The frame shows its ‘before the latest standards became standard’ age slightly. Mountain bike-style post brake mounts at the end of the chunky chainstays aren’t as neat as flat mounts. Conventional quick-release spindles aren’t as secure as thru-axles either, but are fractionally faster to use.
It’s not all about aero with the slightly ‘stout’ fork David Caudrey / Immediate Media
Specialized has specced the Tarmac appropriately for its all-rounder character. The shallow DT Swiss rims are noticeably more forgiving and lively in feel than the deep section rims on other bikes. The S-Works Turbo tyres have a quality, smoothing feel compared to the mid-range rubber elsewhere too.
You get steel/alloy sandwich IceTec rotors to soak up a bit of extra braking heat without looking like ’70s spoke protectors. The new Shimano Ultegra is also flawless in function, even though Specialized has sneaked a KMC chain and 105 cassette into the mix.

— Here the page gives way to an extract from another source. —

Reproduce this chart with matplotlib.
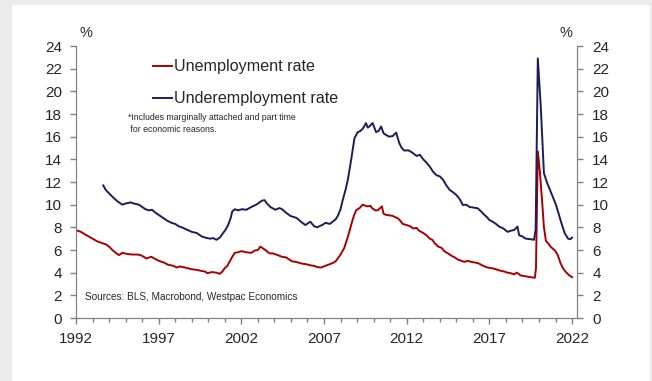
import matplotlib.pyplot as plt
from matplotlib.patches import Rectangle

plt.rcParams["font.family"] = ["Liberation Sans", "DejaVu Sans"]

# values (fractional years, %)
unemp_years = [
    1992.0, 1992.3, 1992.7, 1993.0, 1993.3, 1993.6, 1993.8, 1994.0, 1994.2, 1994.45,
    1994.6, 1994.8, 1995.1, 1995.4, 1995.7, 1995.9, 1996.1, 1996.25, 1996.55, 1996.8,
    1997.0, 1997.3, 1997.57, 1997.9, 1998.1, 1998.27, 1998.6, 1999.0, 1999.3, 1999.6,
    1999.8, 1999.95, 2000.2, 2000.5, 2000.7, 2000.85, 2001.0, 2001.15, 2001.3, 2001.45,
    2001.6, 2001.8, 2002.0, 2002.3, 2002.6, 2002.8, 2003.0, 2003.15, 2003.3, 2003.45,
    2003.7, 2003.9, 2004.2, 2004.46, 2004.7, 2005.07, 2005.3, 2005.67, 2005.9, 2006.17,
    2006.4, 2006.58, 2006.8, 2006.98, 2007.24, 2007.53, 2007.7, 2007.83, 2008.0, 2008.23,
    2008.45, 2008.64, 2008.8, 2008.94, 2009.15, 2009.34, 2009.5, 2009.64, 2009.8, 2009.94,
    2010.1, 2010.25, 2010.5, 2010.6, 2010.75, 2011.0, 2011.16, 2011.46, 2011.6, 2011.76,
    2012.0, 2012.2, 2012.4, 2012.6, 2012.75, 2013.0, 2013.2, 2013.4, 2013.55, 2013.7,
    2013.9, 2014.1, 2014.3, 2014.5, 2014.7, 2014.9, 2015.1, 2015.3, 2015.5, 2015.7,
    2015.9, 2016.1, 2016.3, 2016.5, 2016.7, 2016.9, 2017.1, 2017.3, 2017.6, 2017.9,
    2018.1, 2018.3, 2018.5, 2018.66, 2018.9, 2019.1, 2019.3, 2019.5, 2019.75, 2019.82,
    2019.93, 2020.05, 2020.2, 2020.3, 2020.42, 2020.55, 2020.7, 2020.85, 2021.0, 2021.15,
    2021.3, 2021.45, 2021.6, 2021.8, 2022.0,
]
unemp_rate = [
    7.75, 7.6, 7.25, 7.0, 6.75, 6.6, 6.5, 6.3, 6.0, 5.7,
    5.55, 5.75, 5.65, 5.6, 5.6, 5.55, 5.4, 5.25, 5.4, 5.2,
    5.05, 4.9, 4.7, 4.6, 4.45, 4.55, 4.45, 4.3, 4.25, 4.15,
    4.1, 3.95, 4.05, 4.0, 3.9, 4.1, 4.4, 4.6, 5.0, 5.4,
    5.75, 5.8, 5.9, 5.8, 5.75, 5.95, 6.0, 6.3, 6.15, 6.0,
    5.7, 5.7, 5.55, 5.4, 5.35, 5.0, 4.95, 4.8, 4.75, 4.65,
    4.6, 4.5, 4.45, 4.55, 4.7, 4.85, 5.0, 5.25, 5.6, 6.2,
    7.2, 8.2, 9.0, 9.5, 9.7, 10.0, 9.9, 9.85, 9.9, 9.65,
    9.5, 9.5, 9.85, 9.2, 9.1, 9.05, 9.0, 8.8, 8.6, 8.3,
    8.2, 8.1, 7.9, 7.95, 7.7, 7.5, 7.3, 7.0, 6.9, 6.6,
    6.3, 6.2, 5.86, 5.7, 5.5, 5.35, 5.15, 5.05, 4.95, 5.05,
    4.95, 4.9, 4.85, 4.7, 4.55, 4.45, 4.4, 4.35, 4.2, 4.1,
    4.0, 3.95, 3.85, 4.0, 3.75, 3.7, 3.65, 3.6, 3.55, 4.4,
    14.7, 13.0, 10.1, 8.0, 6.8, 6.6, 6.3, 6.1, 5.9, 5.5,
    4.85, 4.4, 4.1, 3.8, 3.6,
]

under_years = [
    1993.65, 1993.8, 1994.0, 1994.2, 1994.5, 1994.8, 1995.0, 1995.3, 1995.5, 1995.8,
    1996.0, 1996.2, 1996.4, 1996.6, 1996.8, 1997.0, 1997.3, 1997.5, 1997.77, 1998.0,
    1998.2, 1998.4, 1998.7, 1999.0, 1999.3, 1999.6, 1999.8, 2000.1, 2000.3, 2000.5,
    2000.7, 2000.9, 2001.05, 2001.2, 2001.35, 2001.45, 2001.6, 2001.8, 2002.04, 2002.3,
    2002.65, 2002.9, 2003.1, 2003.25, 2003.4, 2003.55, 2003.75, 2004.06, 2004.3, 2004.46,
    2004.7, 2004.97, 2005.2, 2005.37, 2005.6, 2005.87, 2006.17, 2006.4, 2006.58, 2006.88,
    2007.1, 2007.35, 2007.53, 2007.7, 2007.83, 2008.0, 2008.13, 2008.3, 2008.44, 2008.64,
    2008.84, 2009.04, 2009.2, 2009.34, 2009.54, 2009.64, 2009.74, 2009.94, 2010.15, 2010.3,
    2010.45, 2010.6, 2010.75, 2010.95, 2011.16, 2011.36, 2011.56, 2011.7, 2011.86, 2012.1,
    2012.33, 2012.6, 2012.8, 2013.0, 2013.2, 2013.4, 2013.6, 2013.8, 2014.0, 2014.2,
    2014.4, 2014.6, 2014.8, 2015.0, 2015.2, 2015.4, 2015.6, 2015.8, 2016.0, 2016.3,
    2016.5, 2016.7, 2016.85, 2017.0, 2017.2, 2017.4, 2017.6, 2017.85, 2018.1, 2018.3,
    2018.5, 2018.7, 2018.8, 2019.0, 2019.2, 2019.5, 2019.7, 2019.8, 2019.93, 2020.1,
    2020.3, 2020.5, 2020.75, 2021.0, 2021.15, 2021.3, 2021.55, 2021.76, 2021.9, 2022.0,
]
under_rate = [
    11.7, 11.3, 11.0, 10.7, 10.3, 10.0, 10.1, 10.2, 10.1, 10.0,
    9.8, 9.6, 9.5, 9.55, 9.3, 9.1, 8.8, 8.6, 8.4, 8.3,
    8.1, 8.0, 7.8, 7.6, 7.5, 7.2, 7.1, 7.0, 7.05, 6.9,
    7.1, 7.5, 7.8, 8.2, 8.8, 9.4, 9.6, 9.5, 9.6, 9.55,
    9.83, 10.0, 10.2, 10.35, 10.4, 10.1, 9.8, 9.55, 9.7, 9.6,
    9.3, 9.0, 8.9, 8.8, 8.5, 8.2, 8.5, 8.1, 8.0, 8.2,
    8.4, 8.3, 8.5, 8.7, 9.0, 9.6, 10.4, 11.3, 12.2, 13.95,
    15.86, 16.4, 16.5, 16.7, 17.2, 16.8, 16.9, 17.2, 16.4, 16.5,
    16.9, 16.3, 16.15, 16.0, 16.06, 16.36, 15.4, 15.0, 14.77, 14.8,
    14.6, 14.3, 14.4, 14.0, 13.7, 13.35, 12.9, 12.6, 12.5, 12.2,
    11.7, 11.3, 11.1, 10.86, 10.5, 9.97, 10.0, 9.8, 9.75, 9.68,
    9.4, 9.1, 8.9, 8.65, 8.5, 8.3, 8.06, 7.9, 7.6, 7.7,
    7.77, 8.06, 7.3, 7.2, 7.0, 6.95, 6.9, 7.8, 22.9, 18.9,
    12.77, 11.9, 11.0, 10.1, 9.4, 8.65, 7.5, 7.0, 6.95, 7.1,
]

y_ticks = list(range(0, 25, 2))
x_major = list(range(1992, 2023, 5))
x_minor = list(range(1992, 2023))

RED = "#a80000"
NAVY = "#1c1c5a"
SPINE = "#808080"
TEXT = "#262626"

fig = plt.figure(figsize=(6.52, 3.81), dpi=100, facecolor="#ebebeb")
fig.add_artist(Rectangle((12 / 652, 0), 638 / 652, 1 - 5 / 381,
                         transform=fig.transFigure, facecolor="white",
                         edgecolor="none", zorder=0))

ax = fig.add_axes([76 / 652, 1 - 318 / 381, 501 / 652, 272 / 381])
ax.set_facecolor("none")
ax.plot(unemp_years, unemp_rate, color=RED, lw=1.4, label="Unemployment rate")
ax.plot(under_years, under_rate, color=NAVY, lw=1.4, label="Underemployment rate")

ax.set_xlim(1992, 2022.3)
ax.set_ylim(0, 24)
ax.set_yticks(y_ticks)
ax.set_xticks(x_major)
ax.set_xticks(x_minor, minor=True)

for side in ["left", "bottom", "right"]:
    ax.spines[side].set_color(SPINE)
ax.spines["top"].set_visible(False)

ax.tick_params(axis="y", direction="out", length=4, width=1, color=SPINE,
               labelsize=11, labelcolor=TEXT, pad=6)
ax.tick_params(axis="x", which="major", direction="out", length=4, width=1,
               color=SPINE, labelsize=11, labelcolor=TEXT, pad=6)
ax.tick_params(axis="x", which="minor", direction="out", length=3, width=1,
               color=SPINE)

ax2 = ax.twinx()
ax2.set_ylim(0, 24)
ax2.set_yticks(y_ticks)
for side in ["left", "bottom", "right"]:
    ax2.spines[side].set_color(SPINE)
ax2.spines["top"].set_visible(False)
ax2.tick_params(axis="y", direction="out", length=4, width=1, color=SPINE,
                labelsize=11, labelcolor=TEXT, pad=7)

fig.text(86 / 652, 1 - 33 / 381, "%", fontsize=10.5, color=TEXT, ha="center", va="center")
fig.text(566 / 652, 1 - 33 / 381, "%", fontsize=10.5, color=TEXT, ha="center", va="center")

ax.legend(loc="upper left", bbox_to_anchor=(0.141, 0.975), frameon=False,
          fontsize=11.6, handlelength=1.2, handletextpad=0.1, labelspacing=1.05,
          borderaxespad=0, labelcolor=TEXT)

ax.text(0.104, 0.752, "*Includes marginally attached and part time\n for economic reasons.",
        transform=ax.transAxes, fontsize=6.3, color=TEXT, va="top", linespacing=1.3)
ax.text(0.017, 0.077, "Sources: BLS, Macrobond, Westpac Economics",
        transform=ax.transAxes, fontsize=7.2, color=TEXT, va="center")

fig.savefig("out.png", dpi=100, facecolor=fig.get_facecolor())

The minimalist saddle and skinny seatpost keep overall weight low and comfort levels good, even on grim road surfaces. The compact bar shape means it’s surprisingly hard to reach the brakes from the drops, and the short 90mm stem didn’t agree with most of our testers.
While some riders might like the lighter steering feel and reduced reach, the consensus was that it creates a cramped front end on an otherwise well balanced shape. It’s very twitchy too, catching me out with a sudden, treacherous tuck under when I was sprinting hard out of the saddle.
Shimano Ultegra has proven to be flawless, here coupled with a KMC chain David Caudrey / Immediate Media
Position and handling are easily remedied with a 110mm stem, and I’d take advantage of Specialized’s bike fitting service to get one swapped in before you leave the shop.
Once sorted the Tarmac is an enjoyable and entertaining all-rounder that runs a happy balance between most performance parameters. The light rims and tyres mean it accelerates eagerly and the shortest wheelbase and some of the steepest handling angles on test make it equally keen to dive through corners. It’s not the stiffest bike when it comes to grinding a big gear from the saddle, but stand up and dance and it won’t make climbing more of a chore than it needs to be.
Even with relatively small volume tyres it screens out smaller road buzz and chatter for comfortable cruising. Just be ready for a jolt over bigger/squarer black top blemishes — particularly out of the saddle — as it’s still very much a road race bike in character.